Other blog highlight this month was the ( Still going ) development of X++ in the form of new build being uploaded straight to the server, and the fantastic Zombieland post mortem by Pany ( If you missed it before Christmas, take a read of it now, it's one of the most honest accounts of a Flash game development and aftermath you'll read anywhere ).

And that was the year that was. I'm going to avoid making any predicitions here, as to be honest, I really can't see the point. When people do them they're a mixture of the stupid ( "Nintendo to release a Wii Remote Contact lense so you can just look at objects to interact with them" ) and the obvious ( "More games players to buy more games", "Women to buy casual games more than men" ), and who checks them ? Who actually goes back to the year before and reports that the stupid ones didn't happen, but hey, you were right about the obvious ones, spot on man, wow. That's like a gift you've got.

Also another reason not to do any predicitions, is 'cause I actually checked back at what I said this time last year,
"Coming up we've got the platform game ( Which I'm really proud of.

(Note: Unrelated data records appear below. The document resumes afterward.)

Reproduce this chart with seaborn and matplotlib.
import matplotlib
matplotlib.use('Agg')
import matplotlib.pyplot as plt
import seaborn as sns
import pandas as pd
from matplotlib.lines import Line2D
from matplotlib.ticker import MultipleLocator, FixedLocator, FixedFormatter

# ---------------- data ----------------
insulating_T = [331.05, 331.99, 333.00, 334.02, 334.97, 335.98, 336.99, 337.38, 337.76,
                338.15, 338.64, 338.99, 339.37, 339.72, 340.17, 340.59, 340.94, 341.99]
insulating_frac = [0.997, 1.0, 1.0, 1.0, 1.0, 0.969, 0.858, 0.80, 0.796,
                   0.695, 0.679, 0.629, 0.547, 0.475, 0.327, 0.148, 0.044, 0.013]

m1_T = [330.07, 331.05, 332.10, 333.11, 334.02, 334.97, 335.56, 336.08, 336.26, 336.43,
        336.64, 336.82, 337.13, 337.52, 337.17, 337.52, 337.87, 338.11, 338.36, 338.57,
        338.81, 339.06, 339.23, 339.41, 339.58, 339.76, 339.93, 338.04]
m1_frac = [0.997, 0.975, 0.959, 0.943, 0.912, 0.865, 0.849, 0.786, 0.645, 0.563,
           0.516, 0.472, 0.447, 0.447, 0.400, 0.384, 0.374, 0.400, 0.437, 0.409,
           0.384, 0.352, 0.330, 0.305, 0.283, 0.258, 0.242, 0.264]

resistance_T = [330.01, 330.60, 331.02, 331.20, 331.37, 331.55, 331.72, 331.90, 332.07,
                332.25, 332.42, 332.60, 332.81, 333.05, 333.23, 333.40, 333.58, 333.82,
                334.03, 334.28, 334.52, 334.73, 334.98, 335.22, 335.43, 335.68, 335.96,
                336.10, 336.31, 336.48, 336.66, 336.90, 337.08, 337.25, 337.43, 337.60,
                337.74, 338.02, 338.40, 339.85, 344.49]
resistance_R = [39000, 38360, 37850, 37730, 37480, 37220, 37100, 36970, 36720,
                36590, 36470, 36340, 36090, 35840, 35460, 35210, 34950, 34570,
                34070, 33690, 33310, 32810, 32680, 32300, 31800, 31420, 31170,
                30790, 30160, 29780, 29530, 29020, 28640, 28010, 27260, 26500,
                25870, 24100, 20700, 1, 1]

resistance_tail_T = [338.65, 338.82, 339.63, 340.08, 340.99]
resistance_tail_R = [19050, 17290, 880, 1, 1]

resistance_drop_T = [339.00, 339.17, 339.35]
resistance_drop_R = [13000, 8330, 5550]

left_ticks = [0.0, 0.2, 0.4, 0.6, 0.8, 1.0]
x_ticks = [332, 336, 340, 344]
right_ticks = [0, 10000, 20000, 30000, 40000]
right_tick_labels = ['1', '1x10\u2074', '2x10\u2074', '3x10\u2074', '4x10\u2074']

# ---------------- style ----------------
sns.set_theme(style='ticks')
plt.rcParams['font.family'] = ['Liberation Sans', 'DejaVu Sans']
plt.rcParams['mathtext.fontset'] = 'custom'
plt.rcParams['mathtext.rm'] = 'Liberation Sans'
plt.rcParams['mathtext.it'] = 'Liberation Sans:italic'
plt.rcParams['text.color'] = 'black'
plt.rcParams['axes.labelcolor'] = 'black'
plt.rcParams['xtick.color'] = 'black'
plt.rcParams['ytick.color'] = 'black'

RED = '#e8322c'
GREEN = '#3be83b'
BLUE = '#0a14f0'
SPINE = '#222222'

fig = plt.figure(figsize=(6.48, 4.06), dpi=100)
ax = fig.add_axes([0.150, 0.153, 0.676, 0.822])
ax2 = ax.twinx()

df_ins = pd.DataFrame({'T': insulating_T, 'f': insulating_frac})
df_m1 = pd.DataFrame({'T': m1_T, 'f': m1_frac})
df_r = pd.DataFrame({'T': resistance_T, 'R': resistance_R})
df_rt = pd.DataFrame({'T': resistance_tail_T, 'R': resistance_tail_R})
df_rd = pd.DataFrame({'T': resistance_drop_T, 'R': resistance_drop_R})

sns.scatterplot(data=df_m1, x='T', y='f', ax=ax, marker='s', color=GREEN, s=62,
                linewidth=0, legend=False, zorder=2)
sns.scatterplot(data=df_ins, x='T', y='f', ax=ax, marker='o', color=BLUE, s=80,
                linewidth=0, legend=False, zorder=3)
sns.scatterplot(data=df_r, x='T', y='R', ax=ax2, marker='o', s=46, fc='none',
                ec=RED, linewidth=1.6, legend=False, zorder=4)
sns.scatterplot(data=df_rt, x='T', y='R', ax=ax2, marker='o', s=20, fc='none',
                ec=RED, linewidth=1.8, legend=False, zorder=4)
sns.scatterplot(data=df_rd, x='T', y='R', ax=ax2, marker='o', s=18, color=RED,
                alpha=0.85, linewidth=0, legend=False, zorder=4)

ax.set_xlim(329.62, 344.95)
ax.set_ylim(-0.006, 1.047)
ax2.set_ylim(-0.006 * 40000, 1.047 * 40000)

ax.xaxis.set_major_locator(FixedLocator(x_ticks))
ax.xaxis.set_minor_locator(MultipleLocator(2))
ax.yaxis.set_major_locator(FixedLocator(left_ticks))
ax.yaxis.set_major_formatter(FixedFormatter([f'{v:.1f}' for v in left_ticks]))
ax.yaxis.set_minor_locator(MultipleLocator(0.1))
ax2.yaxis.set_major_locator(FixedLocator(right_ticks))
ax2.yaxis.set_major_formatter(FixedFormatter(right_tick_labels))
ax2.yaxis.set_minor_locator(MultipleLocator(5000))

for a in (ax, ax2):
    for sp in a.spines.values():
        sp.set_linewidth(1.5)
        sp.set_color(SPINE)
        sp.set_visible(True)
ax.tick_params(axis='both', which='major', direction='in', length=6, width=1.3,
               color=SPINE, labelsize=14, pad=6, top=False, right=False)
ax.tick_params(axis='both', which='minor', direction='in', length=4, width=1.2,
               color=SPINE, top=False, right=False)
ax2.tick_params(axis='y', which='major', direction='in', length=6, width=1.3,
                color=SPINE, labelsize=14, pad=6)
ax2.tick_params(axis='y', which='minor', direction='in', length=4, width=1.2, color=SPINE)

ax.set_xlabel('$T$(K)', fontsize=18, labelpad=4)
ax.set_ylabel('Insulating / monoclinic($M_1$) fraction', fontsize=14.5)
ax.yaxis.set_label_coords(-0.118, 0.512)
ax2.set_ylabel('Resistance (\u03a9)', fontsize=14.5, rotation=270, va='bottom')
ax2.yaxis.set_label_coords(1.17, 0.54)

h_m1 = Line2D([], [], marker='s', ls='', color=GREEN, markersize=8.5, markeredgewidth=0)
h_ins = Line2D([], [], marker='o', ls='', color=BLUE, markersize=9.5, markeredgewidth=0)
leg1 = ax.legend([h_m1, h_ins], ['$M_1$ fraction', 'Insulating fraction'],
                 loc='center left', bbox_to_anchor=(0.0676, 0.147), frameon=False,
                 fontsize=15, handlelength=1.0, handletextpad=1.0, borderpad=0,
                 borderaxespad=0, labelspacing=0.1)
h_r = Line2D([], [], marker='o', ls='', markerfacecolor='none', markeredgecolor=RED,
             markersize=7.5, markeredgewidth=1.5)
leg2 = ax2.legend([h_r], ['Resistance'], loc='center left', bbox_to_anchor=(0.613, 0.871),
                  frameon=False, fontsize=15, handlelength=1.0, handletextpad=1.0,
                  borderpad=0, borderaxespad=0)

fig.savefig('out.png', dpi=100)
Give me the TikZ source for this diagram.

It's on par with GOL in terms of love and quality ), the continuing Phantom Mansion games, Orbs and Olli's got a great old school game that we've been commisioned to do."

The first two were done, the second ? Still in development limbo. I don't want to jinx anything by making some big stupid sweeping statement about it here.

What I would like to do to finish off though is to thank all of you for taking the time to come here and read our crappy outpourings when we make them, and to wish you all a Happy New Year and we hope you'll stick around during '09, 'cause if it all goes to plan we'll still be releasing games and still talking about them.

Squize.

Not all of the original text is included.